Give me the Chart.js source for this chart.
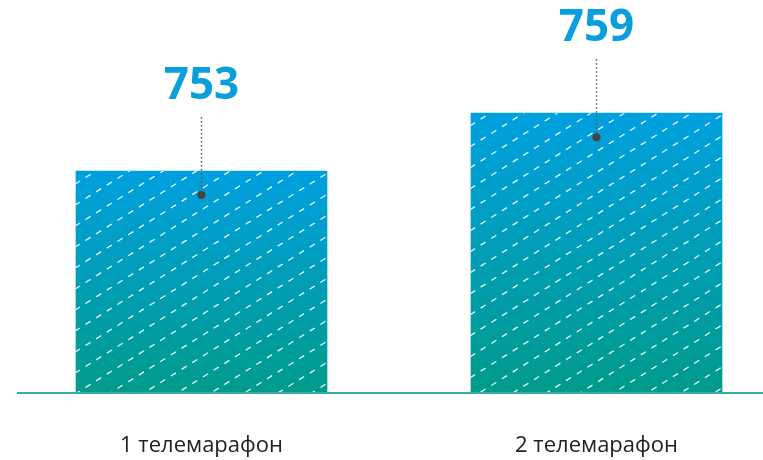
<!DOCTYPE html>
<html>
<head>
<meta charset="utf-8">
<script src="https://cdn.jsdelivr.net/npm/chart.js@4"></script>
<style>
  body { margin: 0; background: #fff; }
  #wrap { width: 763px; height: 460px; }
</style>
</head>
<body>
<div id="wrap"><canvas id="chart"></canvas></div>
<script>
const categories = ['1 телемарафон', '2 телемарафон'];
const values = [753, 759];
const yMin = 730;
const yMax = 770;

// градиент для каждого столбца отдельно
function barGradient(c) {
    const chart = c.chart;
    if (!chart.chartArea) return '#00a0df';
    const yScale = chart.scales.y;
    const top = yScale.getPixelForValue(values[c.dataIndex]);
    const bottom = yScale.getPixelForValue(yMin);
    const g = chart.ctx.createLinearGradient(0, top, 0, bottom);
    g.addColorStop(0, '#00a0e0');
    g.addColorStop(1, '#009b8b');
    return g;
}

const decor = {
    id: 'decor',
    afterDatasetsDraw(chart) {
        const ctx = chart.ctx;
        const meta = chart.getDatasetMeta(0);
        const k = 0.626;
        meta.data.forEach((bar, i) => {
            const { x, y, base, width } = bar.getProps(['x', 'y', 'base', 'width'], true);
            // штриховка
            ctx.save();
            ctx.beginPath();
            ctx.rect(x - width / 2, y, width, base - y);
            ctx.clip();
            ctx.strokeStyle = 'rgba(255,255,255,0.9)';
            ctx.lineWidth = 1.3;
            ctx.setLineDash([6, 6.6]);
            for (let c = 0; c < 460 + k * 800; c += 21) {
                ctx.beginPath();
                ctx.moveTo(0, c);
                ctx.lineTo(800, c - k * 800);
                ctx.stroke();
            }
            ctx.restore();

            // подпись, пунктир и точка
            const dotY = y + 24;
            ctx.save();
            ctx.strokeStyle = '#555';
            ctx.lineWidth = 1.5;
            ctx.setLineDash([1.5, 2.5]);
            ctx.beginPath();
            ctx.moveTo(x, dotY - 78);
            ctx.lineTo(x, dotY);
            ctx.stroke();
            ctx.setLineDash([]);
            ctx.fillStyle = '#444';
            ctx.beginPath();
            ctx.arc(x, dotY, 4, 0, Math.PI * 2);
            ctx.fill();
            ctx.fillStyle = '#0a9fdc';
            ctx.font = 'bold 44px "Open Sans"';
            ctx.textAlign = 'center';
            ctx.textBaseline = 'middle';
            ctx.fillText(String(values[i]), x, dotY - 109);
            ctx.restore();
        });

        // базовая линия
        const by = chart.chartArea.bottom;
        ctx.save();
        ctx.strokeStyle = '#3aada0';
        ctx.lineWidth = 2;
        ctx.beginPath();
        ctx.moveTo(17, by);
        ctx.lineTo(763, by);
        ctx.stroke();
        ctx.restore();
    }
};

new Chart(document.getElementById('chart'), {
    type: 'bar',
    data: {
        labels: categories,
        datasets: [{
            data: values,
            base: yMin,
            backgroundColor: barGradient,
            borderWidth: 0,
            barThickness: 251,
            clip: false
        }]
    },
    options: {
        responsive: true,
        maintainAspectRatio: false,
        animation: false,
        layout: { padding: { left: 201.5, right: 166.5, top: 7, bottom: 0 } },
        plugins: { legend: { display: false }, tooltip: { enabled: false } },
        scales: {
            x: {
                offset: false,
                grid: { display: false, drawTicks: false },
                border: { display: false },
                afterFit(scale) { scale.height = 67; },
                ticks: { color: '#222', padding: 40, maxRotation: 0, font: { family: '"Open Sans"', size: 22 } }
            },
            y: { display: false, min: yMin, max: yMax }
        }
    },
    plugins: [decor]
});
</script>
</body>
</html>
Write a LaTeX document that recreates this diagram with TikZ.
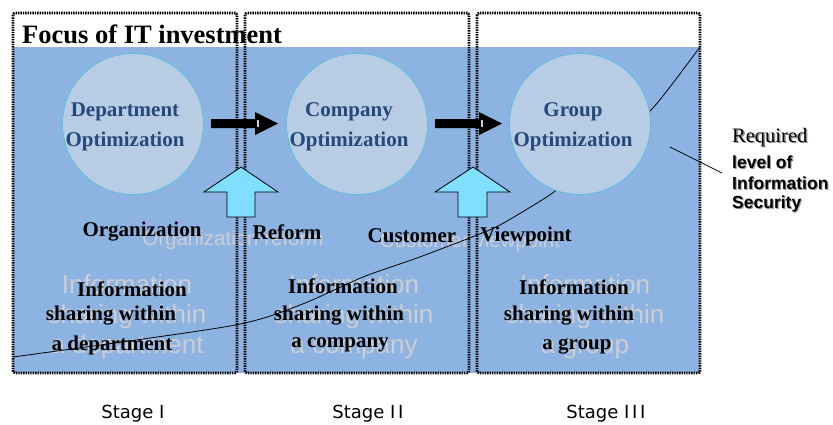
\documentclass[tikz,border=0pt]{standalone}
\usepackage{fontspec}
\setmainfont{Liberation Serif}
\newfontfamily\ghostfont{Liberation Sans}
\newfontfamily\labelfont{Liberation Sans}
\newfontfamily\stagefont{DejaVu Sans}
\definecolor{bgblue}{RGB}{141,179,226}
\definecolor{cfill}{RGB}{184,204,228}
\definecolor{cline}{RGB}{80,196,218}
\definecolor{ctext}{RGB}{38,72,122}
\definecolor{ghost}{RGB}{204,206,212}
\definecolor{upfill}{RGB}{128,222,255}
\definecolor{gapcol}{RGB}{190,208,232}
\definecolor{shadow}{RGB}{150,150,150}
\tikzset{
  txt/.style={inner sep=0pt, align=center},
  circtext/.style={txt, text=ctext, font=\fontsize{21}{30}\selectfont\bfseries},
  blacklab/.style={txt, font=\fontsize{21}{25}\selectfont\bfseries},
  ghosttext/.style={txt, text=ghost, font=\ghostfont\fontsize{26}{30}\selectfont},
  ghostlab/.style={txt, text=ghost, font=\ghostfont\fontsize{20.5}{24}\selectfont},
  stagebox/.style={circle, minimum size=141pt, inner sep=0pt, fill=cfill, draw=cline, line width=0.7pt},
  dotbox/.style={draw=black, line width=2.6pt, dash pattern=on 1.4pt off 1pt, rounded corners=2pt},
  rarrow/.style={fill=black},
  uparrow/.style={fill=upfill, draw=black, line width=0.8pt, line join=miter},
  stagelab/.style={txt, font=\stagefont\fontsize{18}{22}\selectfont},
  reqlab/.style={inner sep=0pt, anchor=west, font=\labelfont\fontsize{17.5}{21}\selectfont\bfseries}
}
\begin{document}
\begin{tikzpicture}[x=1pt, y=-1pt]
\useasboundingbox (0,0) rectangle (833,424);
% background
\fill[white] (0,0) rectangle (833,424);
\fill[bgblue] (13,47) rectangle (700,373);
% ghost texts
\node[ghostlab] (g1) at (233,240) {Organization reform};
\node[ghostlab] (g2) at (470,242) {Customer viewpoint};
\node[ghosttext] (gi1) at (127,317) {Information\\sharing within\\a department};
\node[ghosttext] (gi2) at (354,317) {Information\\sharing within\\a company};
\node[ghosttext] (gi3) at (585,317) {Information\\sharing within\\a group};
% required level curve
\draw[line width=0.8pt] plot[smooth, tension=0.45] coordinates {(13,357) (230,326) (300,305) (363,277) (417,258) (472,237) (500,225) (542,200) (558,189) (605,155) (651,110) (673,83) (700,47)};
% circles
\node[stagebox] (c1) at (133,124) {};
\node[stagebox] (c2) at (357,124) {};
\node[stagebox] (c3) at (580,124) {};
\node[circtext] (t1) at (125,127) {Department\\Optimization};
\node[circtext] (t2) at (349,127) {Company\\Optimization};
\node[circtext] (t3) at (573,127) {Group\\Optimization};
% title
\node[inner sep=0pt, anchor=base west, font=\fontsize{26.5}{30}\selectfont\bfseries] (title) at (22,43) {Focus of IT investment};
% dotted boxes
\draw[dotbox] (13,13) rectangle (237,373);
\draw[dotbox] (245,13) rectangle (469,373);
\draw[dotbox] (477,13) rectangle (700,373);
% black labels
\node[blacklab] (l1) at (142,232) {Organization};
\node[blacklab] (l2) at (287,232) {Reform};
\node[blacklab] (l3) at (412,236) {Customer};
\node[blacklab] (l4) at (526,236) {Viewpoint};
\node[blacklab] (i11) at (132,289) {Information};
\node[blacklab] (i12) at (111,316) {sharing within};
\node[blacklab] (i13) at (112,345) {a department};
\node[blacklab] (i21) at (343,286) {Information};
\node[blacklab] (i22) at (339,316) {sharing within};
\node[blacklab] (i23) at (340,345) {a company};
\node[blacklab] (i31) at (574,287) {Information};
\node[blacklab] (i32) at (569,316) {sharing within};
\node[blacklab] (i33) at (577,346) {a group};
% right arrows
\fill[rarrow] (211,119) -- (255,119) -- (255,112) -- (278,123.5) -- (255,135) -- (255,128) -- (211,128) -- cycle;
\fill[gapcol] (256.5,120) rectangle (258.5,127);
\fill[rarrow] (435,119) -- (479,119) -- (479,112) -- (502,123.5) -- (479,135) -- (479,128) -- (435,128) -- cycle;
\fill[gapcol] (480.5,120) rectangle (482.5,127);
% up arrows
\draw[uparrow] (227,217) -- (227,192) -- (204,192) -- (241,167) -- (278,192) -- (255,192) -- (255,217) -- cycle;
\draw[uparrow] (458,217) -- (458,192) -- (435,192) -- (473,167) -- (510,192) -- (487,192) -- (487,217) -- cycle;
% required level label
\coordinate (pstart) at (670,147);
\coordinate (pend) at (722,173);
\draw[line width=0.7pt] (pstart) -- (pend);
\node[inner sep=0pt, anchor=west, text=shadow, font=\fontsize{20.5}{24}\selectfont] at (733.5,138.8) {Required};
\node[inner sep=0pt, anchor=west, font=\fontsize{20.5}{24}\selectfont] (req) at (732,138) {Required};
\node[reqlab, text=shadow] at (733,162.8) {level of};
\node[reqlab] (lv) at (732,162) {level of};
\node[reqlab, text=shadow] at (733,183.8) {Information};
\node[reqlab] (inf) at (732,183) {Information};
\node[reqlab, text=shadow] at (733,204.8) {Security};
\node[reqlab] (sec) at (732,204) {Security};
% stage labels
\node[stagelab] (s1) at (133,414) {Stage I};
\node[stagelab] (s2) at (368,414) {Stage I\hspace{2.7pt}I};
\node[stagelab] (s3) at (606,414) {Stage I\hspace{2.7pt}I\hspace{2.7pt}I};
\end{tikzpicture}
\end{document}
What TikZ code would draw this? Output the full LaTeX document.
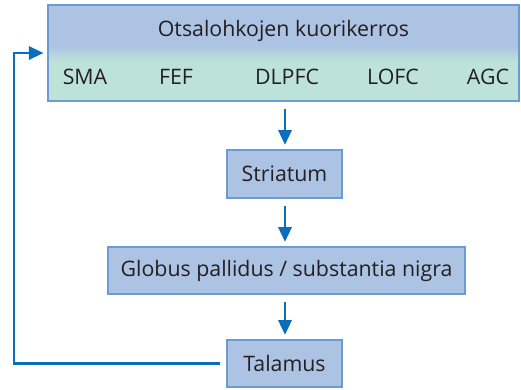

Goal
Report how many lines in the records above contain the word "LaTeX", giving only the number.

Solution
2